The auditor has a broad range of knowledge and experience that can be used to improve the effectiveness, efficiency and economy of the firm. This is unlikely to be acquired by the owner manager, as the exposure is less likely to be shared in a competitive environment.
When we look at further reductions, could we ask Vince Cable:
Are we are cutting costs or investments? Both are expenditure but they do not always yield the same thing.
Are we building sustainable firms that are structure to grow in this recession?
Are we giving companies what they want or what they need? The banks got what they wanted, which is not always what the nation needs.
Posted by: Michael Parker, 13 Sep 2012 | 17:24
I would admit that I am no auditor and so, naturally, I welcome the reduction in the burden on small companies. I also think the arguments for retaining audits e.g. bank financing, loss of revenue and jobs for larger audit firms show a lack of imagination.
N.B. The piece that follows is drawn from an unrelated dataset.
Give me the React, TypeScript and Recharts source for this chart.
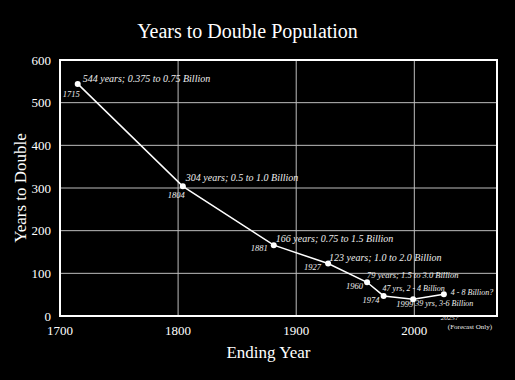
import {
  CartesianGrid,
  Line,
  LineChart,
  ReferenceArea,
  XAxis,
  YAxis,
} from "recharts";

const endYears = [1715, 1804, 1881, 1927, 1960, 1974, 1999, 2025];
const yearsToDouble = [544, 304, 166, 123, 79, 47, 39, 51];
const yearLabels = ["1715", "1804", "1881", "1927", "1960", "1974", "1999", "2025?"];
const notes = [
  "544 years; 0.375 to 0.75 Billion",
  "304 years; 0.5 to 1.0 Billion",
  "166 years; 0.75 to 1.5 Billion",
  "123 years; 1.0 to 2.0 Billion",
  "79 years; 1.5 to 3.0 Billion",
  "47 yrs, 2 - 4 Billion",
  "39 yrs, 3-6 Billion",
  "4 - 8 Billion?",
];
const xTicks = [1700, 1800, 1900, 2000];
const yTicks = [0, 100, 200, 300, 400, 500, 600];

const data = endYears.map((year, i) => ({
  year,
  value: yearsToDouble[i],
  yearLabel: yearLabels[i],
  note: notes[i],
}));

const FONT = "'Liberation Serif', 'Times New Roman', serif";

// label placement around each point: note offset/size, year offset/size
const place = [
  { nx: 5, ny: -2, ns: 10, yx: 2, yy: 13, ys: 8.5, ya: "end" },
  { nx: 3, ny: -5, ns: 10, yx: 2, yy: 12, ys: 8.5, ya: "end" },
  { nx: 2, ny: -3, ns: 10, yx: -6, yy: 6, ys: 8.5, ya: "end" },
  { nx: 1, ny: -3, ns: 10, yx: -7, yy: 6, ys: 8.5, ya: "end" },
  { nx: 0, ny: -4, ns: 8.5, yx: -4, yy: 7, ys: 8.5, ya: "end" },
  { nx: -1, ny: -5, ns: 8, yx: -4, yy: 7, ys: 8.5, ya: "end" },
  { nx: 2, ny: 7, ns: 8, yx: 0, yy: 8, ys: 8.5, ya: "end" },
  { nx: 7, ny: 1, ns: 8, yx: -3, yy: 26, ys: 7, ya: "start" },
];

function PointMark(props: any) {
  const { cx, cy, index, payload } = props;
  const p = place[index];
  return (
    <g key={`pt-${index}`} fontFamily={FONT} fontStyle="italic" fill="#eeeeee">
      <circle cx={cx} cy={cy} r={3} fill="#ffffff" stroke="none" />
      <text x={cx + p.nx} y={cy + p.ny} fontSize={p.ns}>
        {payload.note}
      </text>
      <text x={cx + p.yx} y={cy + p.yy} fontSize={p.ys} textAnchor={p.ya}>
        {payload.yearLabel}
      </text>
      {index === endYears.length - 1 && (
        <text x={cx + 4} y={cy + 35} fontSize={7} fontStyle="normal">
          (Forecast Only)
        </text>
      )}
    </g>
  );
}

export default function App() {
  return (
    <div
      style={{
        position: "absolute",
        left: 0,
        top: 0,
        width: 515,
        height: 380,
        background: "#000",
        fontFamily: FONT,
      }}
    >
      <div
        style={{
          position: "absolute",
          left: 0,
          top: 18,
          width: 495,
          textAlign: "center",
          color: "#fff",
          fontSize: 20,
          lineHeight: "26px",
        }}
      >
        Years to Double Population
      </div>
      <LineChart
        width={515}
        height={380}
        data={data}
        margin={{ top: 60, right: 18, left: 8, bottom: 0 }}
      >
        <CartesianGrid stroke="#bdbdbd" strokeWidth={1} />
        <XAxis
          dataKey="year"
          type="number"
          domain={[1700, 2070]}
          ticks={xTicks}
          height={64}
          tickSize={0}
          tickMargin={10}
          axisLine={false}
          tick={{ fill: "#ffffff", fontSize: 13, fontFamily: FONT }}
          label={({ viewBox }: any) => (
            <text
              x={viewBox.x + viewBox.width / 2 - 10}
              y={viewBox.y + 42}
              textAnchor="middle"
              fill="#ffffff"
              fontSize={17}
              fontFamily={FONT}
            >
              Ending Year
            </text>
          )}
        />
        <YAxis
          type="number"
          domain={[0, 600]}
          ticks={yTicks}
          width={52}
          tickSize={0}
          tickMargin={9}
          axisLine={false}
          tick={{ fill: "#ffffff", fontSize: 13, fontFamily: FONT }}
          label={({ viewBox }: any) => (
            <text
              x={viewBox.x + 12}
              y={viewBox.y + viewBox.height / 2}
              transform={`rotate(-90, ${viewBox.x + 12}, ${viewBox.y + viewBox.height / 2})`}
              textAnchor="middle"
              dominantBaseline="central"
              fill="#ffffff"
              fontSize={17}
              fontFamily={FONT}
            >
              Years to Double
            </text>
          )}
        />
        <ReferenceArea
          x1={1700}
          x2={2070}
          y1={0}
          y2={600}
          fill="none"
          stroke="#ffffff"
          strokeWidth={2}
          fillOpacity={0}
        />
        <Line
          dataKey="value"
          stroke="#ffffff"
          strokeWidth={1.5}
          dot={PointMark}
          activeDot={false}
          isAnimationActive={false}
        />
      </LineChart>
    </div>
  );
}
Surely the "skilled auditor" would be of far more use to the smaller company using his skills to focus on the critical areas to their business in a management consultancy role than a much wider statutory audit review. Would the client also not perceive the focussed advice of more value than a legislatively imposed audit?
The onward business sale argument is also fairly insiginificant, as most purchasers would, hopefully, uncover the product of the sound management consultancy advice within their due diligence.
To quote, although probably not verbatim and I also do not know who said it, "Every problem gives rise to an opportunity". All you need to do is think outside the box!
Posted by: Mike, 15 Sep 2012 | 11:20
The forecast annual savings of £390m (revised down from £612m) seem unlikely to be met. They are based on relatively bullish uptake rates (50-75% of subsidiaries and 60% of small companies).
The fact that parent companies will have to guarantee the debts of their subsidiaries will mean that only the smallest subsidiaries, or those that are barely trading, will attract the exemption.
Large subsidiaries will undergo a similar amount of audit work as part of a group audit, so savings would be minimal for these entities.
Whilst the benefits for UK competitiveness are undeniable, the savings will likely be lower than the government's expectation.